Google Glass for Extreme Sports

This is an example Google has already shown. Again, the idea that you can gain information and record your crazy exploits while keeping both hands free will be useful to extreme mountain-bikers and skydivers – but again the information might be a distraction from the important tasking of not riding off that mountain, and most people who record their extreme sports adventures seem quite happy to strap a GoPro to their head.

Google Glass for the Police

The idea of the Police recording everything they see and hear has gained popularity even with civil liberties campaigners once it became apparent that it helps prevent abusive behaviour from offices as well as collecting evidence.
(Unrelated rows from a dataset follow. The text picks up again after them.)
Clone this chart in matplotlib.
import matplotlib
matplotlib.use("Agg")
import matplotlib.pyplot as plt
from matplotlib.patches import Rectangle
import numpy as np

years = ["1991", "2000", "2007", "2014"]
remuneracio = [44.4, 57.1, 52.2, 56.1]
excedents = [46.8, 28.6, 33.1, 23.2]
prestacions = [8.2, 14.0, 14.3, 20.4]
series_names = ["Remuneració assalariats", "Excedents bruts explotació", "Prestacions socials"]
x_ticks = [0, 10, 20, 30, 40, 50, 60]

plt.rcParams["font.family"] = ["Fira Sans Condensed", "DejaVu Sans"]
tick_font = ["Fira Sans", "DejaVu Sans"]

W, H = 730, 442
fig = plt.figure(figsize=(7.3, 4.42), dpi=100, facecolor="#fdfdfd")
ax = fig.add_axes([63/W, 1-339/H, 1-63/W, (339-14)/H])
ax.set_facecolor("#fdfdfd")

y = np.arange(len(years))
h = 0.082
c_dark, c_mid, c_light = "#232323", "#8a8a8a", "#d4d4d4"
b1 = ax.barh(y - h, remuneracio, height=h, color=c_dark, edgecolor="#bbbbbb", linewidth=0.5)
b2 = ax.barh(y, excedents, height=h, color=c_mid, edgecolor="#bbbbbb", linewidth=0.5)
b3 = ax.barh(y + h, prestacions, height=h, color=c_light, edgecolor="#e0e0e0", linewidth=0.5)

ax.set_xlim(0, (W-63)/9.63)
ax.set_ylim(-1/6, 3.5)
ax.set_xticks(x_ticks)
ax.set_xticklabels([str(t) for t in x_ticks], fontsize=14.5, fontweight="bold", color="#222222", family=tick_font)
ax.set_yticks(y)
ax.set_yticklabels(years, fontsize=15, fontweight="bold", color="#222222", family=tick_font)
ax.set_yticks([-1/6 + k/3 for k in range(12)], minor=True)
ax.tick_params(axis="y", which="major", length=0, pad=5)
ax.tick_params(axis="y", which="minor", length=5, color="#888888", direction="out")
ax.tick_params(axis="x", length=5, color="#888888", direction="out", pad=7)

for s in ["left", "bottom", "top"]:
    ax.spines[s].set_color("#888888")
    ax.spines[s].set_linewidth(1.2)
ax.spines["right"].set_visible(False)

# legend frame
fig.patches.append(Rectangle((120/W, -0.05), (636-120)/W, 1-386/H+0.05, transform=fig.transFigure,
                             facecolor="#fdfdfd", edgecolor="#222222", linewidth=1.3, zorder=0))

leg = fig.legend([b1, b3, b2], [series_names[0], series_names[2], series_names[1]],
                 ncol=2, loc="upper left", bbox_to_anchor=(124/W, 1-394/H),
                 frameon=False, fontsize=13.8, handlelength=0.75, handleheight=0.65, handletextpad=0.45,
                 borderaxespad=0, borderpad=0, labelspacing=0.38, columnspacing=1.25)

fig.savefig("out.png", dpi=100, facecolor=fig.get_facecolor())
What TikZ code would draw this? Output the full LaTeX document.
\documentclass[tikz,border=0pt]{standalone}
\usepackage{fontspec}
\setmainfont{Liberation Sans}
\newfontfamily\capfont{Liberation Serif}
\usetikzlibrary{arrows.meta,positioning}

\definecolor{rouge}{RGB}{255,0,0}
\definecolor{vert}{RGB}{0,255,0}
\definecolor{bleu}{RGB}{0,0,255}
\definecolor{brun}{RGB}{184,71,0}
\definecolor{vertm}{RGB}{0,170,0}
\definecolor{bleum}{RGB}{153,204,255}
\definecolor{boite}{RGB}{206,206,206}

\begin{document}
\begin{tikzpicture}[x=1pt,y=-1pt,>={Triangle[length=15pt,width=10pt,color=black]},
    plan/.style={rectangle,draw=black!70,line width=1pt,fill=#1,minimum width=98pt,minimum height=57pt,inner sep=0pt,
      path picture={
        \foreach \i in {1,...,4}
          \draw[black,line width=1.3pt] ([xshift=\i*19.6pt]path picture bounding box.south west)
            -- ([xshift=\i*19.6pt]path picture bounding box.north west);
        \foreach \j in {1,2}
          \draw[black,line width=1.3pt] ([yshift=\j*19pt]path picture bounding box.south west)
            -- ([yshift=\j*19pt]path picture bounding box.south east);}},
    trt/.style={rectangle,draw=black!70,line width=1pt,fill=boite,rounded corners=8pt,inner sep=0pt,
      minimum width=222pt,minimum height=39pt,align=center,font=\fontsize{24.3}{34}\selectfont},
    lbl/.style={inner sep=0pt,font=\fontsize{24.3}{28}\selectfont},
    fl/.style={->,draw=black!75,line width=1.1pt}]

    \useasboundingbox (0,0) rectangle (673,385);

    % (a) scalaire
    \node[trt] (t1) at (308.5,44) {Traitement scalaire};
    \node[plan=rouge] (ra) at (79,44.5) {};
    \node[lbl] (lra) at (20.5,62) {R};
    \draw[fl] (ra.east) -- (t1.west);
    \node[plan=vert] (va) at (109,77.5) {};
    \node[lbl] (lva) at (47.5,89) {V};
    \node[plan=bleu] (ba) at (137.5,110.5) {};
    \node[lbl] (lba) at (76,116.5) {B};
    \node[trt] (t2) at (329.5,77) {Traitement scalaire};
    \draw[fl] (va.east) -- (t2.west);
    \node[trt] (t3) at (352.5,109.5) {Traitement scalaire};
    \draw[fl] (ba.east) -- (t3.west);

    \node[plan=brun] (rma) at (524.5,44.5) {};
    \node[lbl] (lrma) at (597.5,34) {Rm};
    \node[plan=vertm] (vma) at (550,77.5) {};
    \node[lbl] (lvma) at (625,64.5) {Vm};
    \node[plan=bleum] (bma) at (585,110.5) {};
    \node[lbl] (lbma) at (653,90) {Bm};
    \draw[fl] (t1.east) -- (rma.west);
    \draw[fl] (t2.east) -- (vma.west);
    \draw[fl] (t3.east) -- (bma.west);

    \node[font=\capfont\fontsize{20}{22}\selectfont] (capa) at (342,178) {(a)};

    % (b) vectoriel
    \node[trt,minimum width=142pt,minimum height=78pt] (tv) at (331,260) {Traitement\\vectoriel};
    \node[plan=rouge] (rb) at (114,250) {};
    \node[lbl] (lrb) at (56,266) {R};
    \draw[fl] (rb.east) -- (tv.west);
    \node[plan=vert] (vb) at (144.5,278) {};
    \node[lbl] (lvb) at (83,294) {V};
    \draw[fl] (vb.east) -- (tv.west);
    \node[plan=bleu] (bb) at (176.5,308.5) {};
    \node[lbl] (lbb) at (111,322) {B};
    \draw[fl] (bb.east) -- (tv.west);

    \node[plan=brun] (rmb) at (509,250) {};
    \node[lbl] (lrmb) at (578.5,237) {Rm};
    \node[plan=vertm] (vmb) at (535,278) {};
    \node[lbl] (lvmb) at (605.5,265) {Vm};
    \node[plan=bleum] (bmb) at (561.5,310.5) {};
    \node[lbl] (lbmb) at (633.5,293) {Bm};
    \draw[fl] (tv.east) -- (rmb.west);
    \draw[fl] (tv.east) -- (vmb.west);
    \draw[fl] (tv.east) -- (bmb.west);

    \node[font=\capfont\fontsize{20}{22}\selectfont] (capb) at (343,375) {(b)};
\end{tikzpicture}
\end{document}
It’s also easy to see where the information Glass provides directly in front of an office would be useful – providing everything from background information on addresses or potential suspects while talking to them to in-view navigation while chasing suspects through backstreets.

But will a Glass be resilient enough to withstand the daily beat? Or being hit by a flailing drunken muppet?

These aren’t everyday examples, but I can see how Glass could be developed in these specific directions and tailored for their needs – for example, switching its screen on and off caused by different head motions. Different versions could be developed for different needs or – as with the iPhone – apps and accessories could add different functionality, or conversely we could see Glass technology incorporated into other hardware. A function of something rather than it’s core.

Currently the future of Google Glass is more full of questions than answers – but it’ll be an interesting journey to follow.